About this Artist
AARON SHEEHAN (Jonathan) performed the title role in La déscente d’Orphée aux enfers by M.A. Charpentier with Boston Early Music Festival, which won the 2015 Grammy Award for Best Opera Recording.
A first-rate interpreter of the works of Bach, Handel and Mozart, he has performed at Tanglewood, at Lincoln Center, the Metropolitan Museum of Art, Washington National Cathedral, the early music festivals of Boston, San Francisco, Vancouver, Washington, D.C., Carmel, and Regensburg, and with Seattle Symphony, American Bach Soloists, Handel and Haydn Society, Boston Baroque, Tafelmusik, Calgary Philharmonic, North Carolina Symphony, Charlotte Symphony, and Pacific Music Works.
A regular soloist with Boston Early Music Festival and Boston Baroque, his many roles have included L’Amour and Apollon in Psyché, the title roles in Actéon and Orfeo, Acis in Acis and Galatea, Orphée in Le Carnaval de Venise, Liberto/Soldato in L’incoronazione di Poppea and Telemaco/Eurimaco in Il ritorno d’Ulisse in patria.
Recent stage engagements have included Apollon and Trajan in Rameau’s Le Temple de la Gloire (Philharmonia Baroque), the title role in Gluck’s Orphée (Pacific Music Works), The Orpheus Project (New Zealand Dance Company), Eumete in Il ritorno d’Ulisse in patria (Opera Atelier) and Dom Pedro and Ottavio in Campra’s L’Europe galante (Centre de music baroque de Versailles at the Musikfestspiele Potsdam Sanssouci).
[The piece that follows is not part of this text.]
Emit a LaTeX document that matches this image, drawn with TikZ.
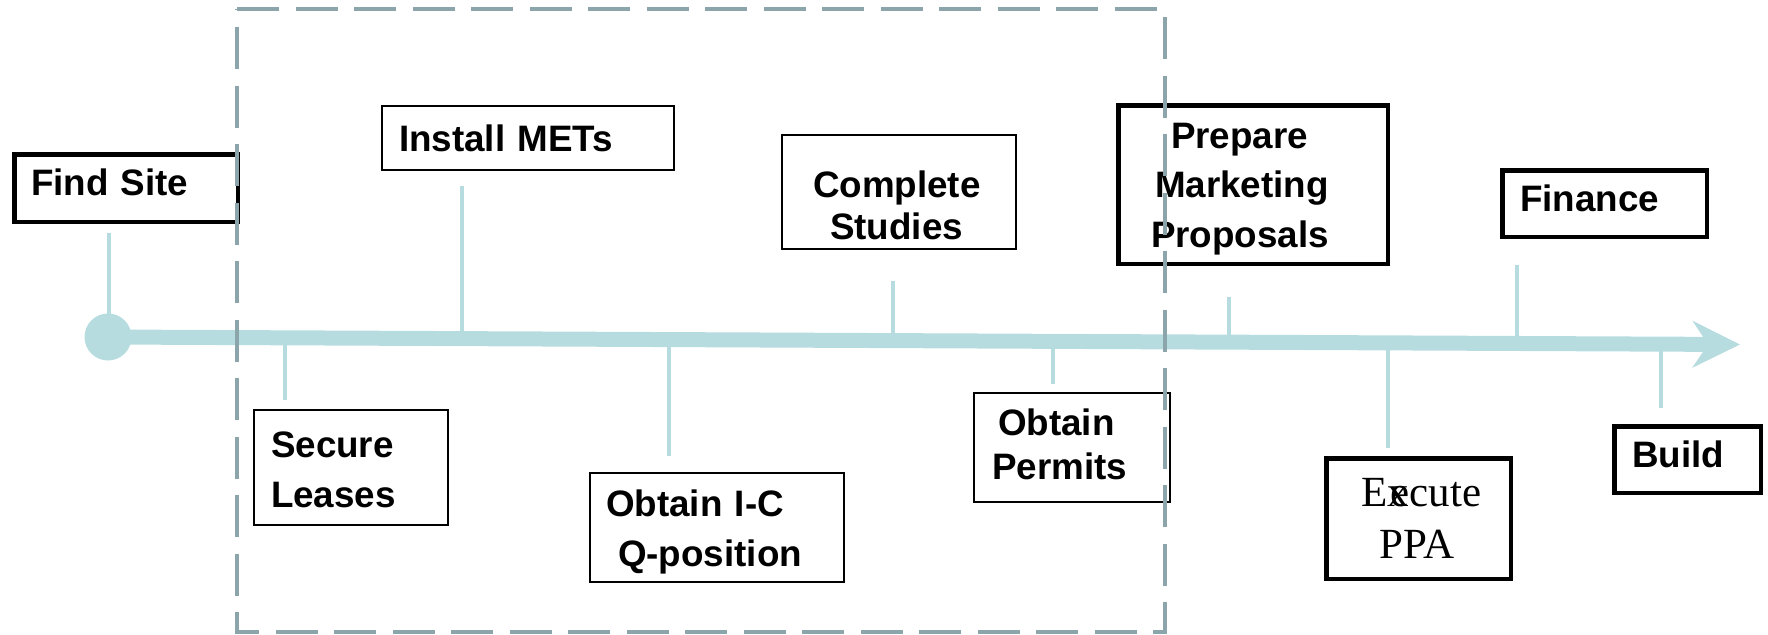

In 2019, he makes his debuts with the National Symphony of Peru (Evangelist in St Matthew Passion), at the Handel Festival in Halle (Handel’s La Resurrezione), and at the Berlin State Opera (Scarlatti’s Oratorio a quattro voci). Other engagements include Jonathan in Saul and Glaucus in Scylla e Glaucus (Philharmonia Baroque Orchestra); Orlando in Orlando generoso (Boston Early Music Festival), and further performances of Bach’s St. Matthew Passion, St. John Passion, Mass in B Minor, and Magnificat; and Mozart’s Mass in C minor and Requiem.
His many recordings for BEMF include the Grammy-nominated operas Thésée and Psyché, Steffani’s Niobe, and Acis and Galatea.